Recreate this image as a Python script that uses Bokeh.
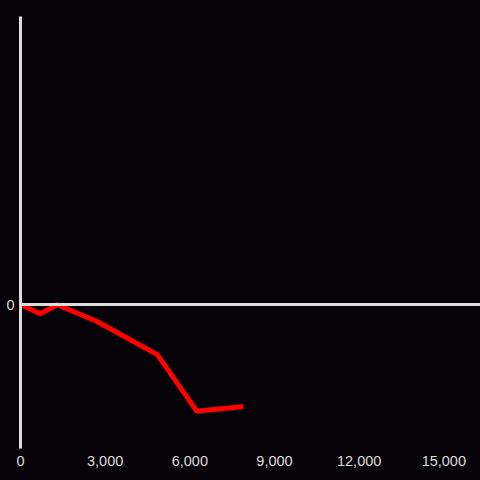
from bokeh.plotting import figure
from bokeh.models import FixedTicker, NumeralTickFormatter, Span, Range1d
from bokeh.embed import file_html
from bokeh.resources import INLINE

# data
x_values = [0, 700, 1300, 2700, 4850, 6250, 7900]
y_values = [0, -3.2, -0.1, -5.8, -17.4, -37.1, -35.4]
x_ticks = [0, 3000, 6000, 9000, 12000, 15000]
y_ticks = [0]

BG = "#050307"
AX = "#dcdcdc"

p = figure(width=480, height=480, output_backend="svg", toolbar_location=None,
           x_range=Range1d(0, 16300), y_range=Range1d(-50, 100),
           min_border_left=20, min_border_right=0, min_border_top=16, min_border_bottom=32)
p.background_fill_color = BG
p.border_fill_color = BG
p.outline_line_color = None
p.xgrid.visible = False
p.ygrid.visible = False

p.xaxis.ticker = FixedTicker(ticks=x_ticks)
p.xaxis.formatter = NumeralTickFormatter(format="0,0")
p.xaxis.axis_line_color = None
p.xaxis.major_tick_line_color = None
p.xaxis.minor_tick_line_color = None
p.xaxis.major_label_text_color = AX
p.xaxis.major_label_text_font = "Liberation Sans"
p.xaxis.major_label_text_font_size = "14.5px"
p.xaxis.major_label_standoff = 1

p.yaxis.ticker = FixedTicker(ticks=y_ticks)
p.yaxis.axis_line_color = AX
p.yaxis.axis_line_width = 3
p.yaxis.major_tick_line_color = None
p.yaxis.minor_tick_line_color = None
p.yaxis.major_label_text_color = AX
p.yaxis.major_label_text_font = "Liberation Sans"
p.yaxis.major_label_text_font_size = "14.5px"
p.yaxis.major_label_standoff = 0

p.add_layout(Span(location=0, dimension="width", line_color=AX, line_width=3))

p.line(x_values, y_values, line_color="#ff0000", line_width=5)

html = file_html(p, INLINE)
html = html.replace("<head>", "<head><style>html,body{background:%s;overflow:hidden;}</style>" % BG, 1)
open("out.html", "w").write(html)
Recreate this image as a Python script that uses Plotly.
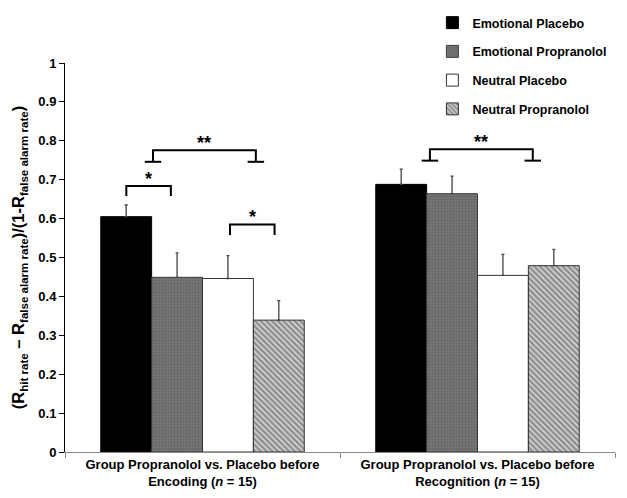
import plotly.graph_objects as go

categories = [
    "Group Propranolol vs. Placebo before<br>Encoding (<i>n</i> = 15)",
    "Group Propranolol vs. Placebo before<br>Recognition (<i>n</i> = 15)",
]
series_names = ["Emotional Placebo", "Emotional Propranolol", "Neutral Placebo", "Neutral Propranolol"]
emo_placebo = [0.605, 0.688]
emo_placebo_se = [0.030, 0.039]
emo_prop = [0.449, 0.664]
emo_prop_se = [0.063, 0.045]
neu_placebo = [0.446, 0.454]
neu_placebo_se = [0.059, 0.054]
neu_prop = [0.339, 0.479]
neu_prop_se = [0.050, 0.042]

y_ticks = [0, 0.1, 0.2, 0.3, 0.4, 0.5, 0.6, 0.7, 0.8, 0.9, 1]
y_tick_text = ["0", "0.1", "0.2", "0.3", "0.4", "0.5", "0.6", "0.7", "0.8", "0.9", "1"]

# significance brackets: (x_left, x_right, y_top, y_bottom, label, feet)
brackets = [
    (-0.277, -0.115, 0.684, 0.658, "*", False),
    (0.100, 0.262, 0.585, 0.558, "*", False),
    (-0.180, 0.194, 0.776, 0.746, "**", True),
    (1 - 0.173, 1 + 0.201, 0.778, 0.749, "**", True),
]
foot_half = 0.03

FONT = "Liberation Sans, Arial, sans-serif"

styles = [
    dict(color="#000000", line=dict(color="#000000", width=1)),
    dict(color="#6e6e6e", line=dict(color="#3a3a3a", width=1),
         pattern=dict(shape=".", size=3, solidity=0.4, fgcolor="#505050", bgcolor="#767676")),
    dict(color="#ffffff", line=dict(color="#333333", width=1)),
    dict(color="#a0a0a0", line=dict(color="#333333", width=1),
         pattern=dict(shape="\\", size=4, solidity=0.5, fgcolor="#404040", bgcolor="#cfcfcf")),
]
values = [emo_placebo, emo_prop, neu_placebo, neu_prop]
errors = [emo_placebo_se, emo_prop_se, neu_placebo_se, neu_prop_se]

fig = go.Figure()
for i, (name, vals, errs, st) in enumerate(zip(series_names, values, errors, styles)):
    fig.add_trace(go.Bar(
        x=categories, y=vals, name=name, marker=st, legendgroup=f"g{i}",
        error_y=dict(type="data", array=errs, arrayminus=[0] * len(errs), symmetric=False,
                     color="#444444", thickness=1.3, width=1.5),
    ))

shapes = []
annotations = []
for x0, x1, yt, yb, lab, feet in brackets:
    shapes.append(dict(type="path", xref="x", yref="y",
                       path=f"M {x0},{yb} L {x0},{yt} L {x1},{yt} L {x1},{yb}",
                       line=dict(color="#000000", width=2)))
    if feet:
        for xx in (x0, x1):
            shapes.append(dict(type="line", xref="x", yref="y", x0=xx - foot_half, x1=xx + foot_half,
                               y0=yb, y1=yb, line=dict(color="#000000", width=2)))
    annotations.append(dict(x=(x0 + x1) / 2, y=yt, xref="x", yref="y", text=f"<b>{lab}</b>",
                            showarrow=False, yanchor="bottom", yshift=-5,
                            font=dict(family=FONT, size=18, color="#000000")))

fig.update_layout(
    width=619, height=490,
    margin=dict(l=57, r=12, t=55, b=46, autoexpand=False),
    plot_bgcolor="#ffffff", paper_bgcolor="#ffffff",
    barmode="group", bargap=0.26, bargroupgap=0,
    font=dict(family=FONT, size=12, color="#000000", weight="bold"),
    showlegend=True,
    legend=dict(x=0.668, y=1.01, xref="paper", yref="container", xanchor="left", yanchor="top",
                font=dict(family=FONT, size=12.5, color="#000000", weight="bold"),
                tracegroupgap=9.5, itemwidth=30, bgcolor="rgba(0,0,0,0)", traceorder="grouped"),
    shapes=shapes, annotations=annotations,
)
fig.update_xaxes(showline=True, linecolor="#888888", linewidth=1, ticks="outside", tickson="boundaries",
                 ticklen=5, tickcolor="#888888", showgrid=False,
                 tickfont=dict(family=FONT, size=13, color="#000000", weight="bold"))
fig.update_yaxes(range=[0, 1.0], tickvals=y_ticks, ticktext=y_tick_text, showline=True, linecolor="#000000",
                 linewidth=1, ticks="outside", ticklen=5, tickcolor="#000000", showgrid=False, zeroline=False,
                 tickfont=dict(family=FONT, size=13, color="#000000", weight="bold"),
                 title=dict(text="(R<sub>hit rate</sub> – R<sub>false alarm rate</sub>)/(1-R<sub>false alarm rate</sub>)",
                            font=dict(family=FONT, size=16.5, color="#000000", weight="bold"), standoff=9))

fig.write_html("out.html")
...
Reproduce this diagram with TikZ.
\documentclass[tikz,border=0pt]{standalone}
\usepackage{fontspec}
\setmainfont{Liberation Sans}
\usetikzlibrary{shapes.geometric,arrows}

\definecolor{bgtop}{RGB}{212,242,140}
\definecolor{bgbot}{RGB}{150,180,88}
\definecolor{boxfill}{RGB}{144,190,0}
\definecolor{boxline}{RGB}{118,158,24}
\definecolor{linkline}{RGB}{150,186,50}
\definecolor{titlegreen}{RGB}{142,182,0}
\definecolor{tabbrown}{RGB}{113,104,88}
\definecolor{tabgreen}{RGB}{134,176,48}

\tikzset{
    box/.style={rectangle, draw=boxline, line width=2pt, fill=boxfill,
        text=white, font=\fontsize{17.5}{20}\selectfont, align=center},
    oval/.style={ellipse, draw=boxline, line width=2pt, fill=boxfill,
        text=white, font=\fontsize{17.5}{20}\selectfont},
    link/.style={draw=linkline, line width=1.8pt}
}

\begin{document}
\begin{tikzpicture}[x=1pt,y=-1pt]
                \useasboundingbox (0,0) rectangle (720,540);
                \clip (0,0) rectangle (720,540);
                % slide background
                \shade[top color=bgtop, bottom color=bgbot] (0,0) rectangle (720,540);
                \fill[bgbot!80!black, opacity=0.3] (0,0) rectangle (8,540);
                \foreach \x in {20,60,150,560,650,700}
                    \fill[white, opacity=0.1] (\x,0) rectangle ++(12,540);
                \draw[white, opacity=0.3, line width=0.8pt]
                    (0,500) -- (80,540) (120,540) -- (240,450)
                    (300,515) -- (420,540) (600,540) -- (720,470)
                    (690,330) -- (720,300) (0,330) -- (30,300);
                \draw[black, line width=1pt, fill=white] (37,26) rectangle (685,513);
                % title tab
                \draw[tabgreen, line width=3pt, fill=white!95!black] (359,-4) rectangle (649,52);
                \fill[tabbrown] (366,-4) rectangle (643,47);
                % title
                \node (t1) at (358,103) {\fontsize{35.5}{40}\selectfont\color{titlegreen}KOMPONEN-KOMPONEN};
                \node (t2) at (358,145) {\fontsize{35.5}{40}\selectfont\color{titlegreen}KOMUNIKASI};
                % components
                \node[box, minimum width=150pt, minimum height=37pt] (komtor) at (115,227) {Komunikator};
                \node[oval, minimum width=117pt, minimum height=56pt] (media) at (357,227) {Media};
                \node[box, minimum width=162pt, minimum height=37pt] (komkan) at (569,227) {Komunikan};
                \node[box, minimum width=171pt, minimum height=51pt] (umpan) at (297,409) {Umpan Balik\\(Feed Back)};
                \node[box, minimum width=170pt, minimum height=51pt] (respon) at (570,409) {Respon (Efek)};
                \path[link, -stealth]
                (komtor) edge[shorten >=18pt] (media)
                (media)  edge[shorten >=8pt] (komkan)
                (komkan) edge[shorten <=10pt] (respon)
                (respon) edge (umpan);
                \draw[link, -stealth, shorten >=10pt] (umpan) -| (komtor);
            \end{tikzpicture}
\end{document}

◆ Work to complete: Copy the part that starts at the line with "Recreate this image as a Python script that uses Bokeh." and finishes at the line with "from bokeh.resources import INLINE", both included, and nothing more. Pictures are left out.

◆ Answer to the problem:
Recreate this image as a Python script that uses Bokeh.
from bokeh.plotting import figure
from bokeh.models import FixedTicker, NumeralTickFormatter, Span, Range1d
from bokeh.embed import file_html
from bokeh.resources import INLINE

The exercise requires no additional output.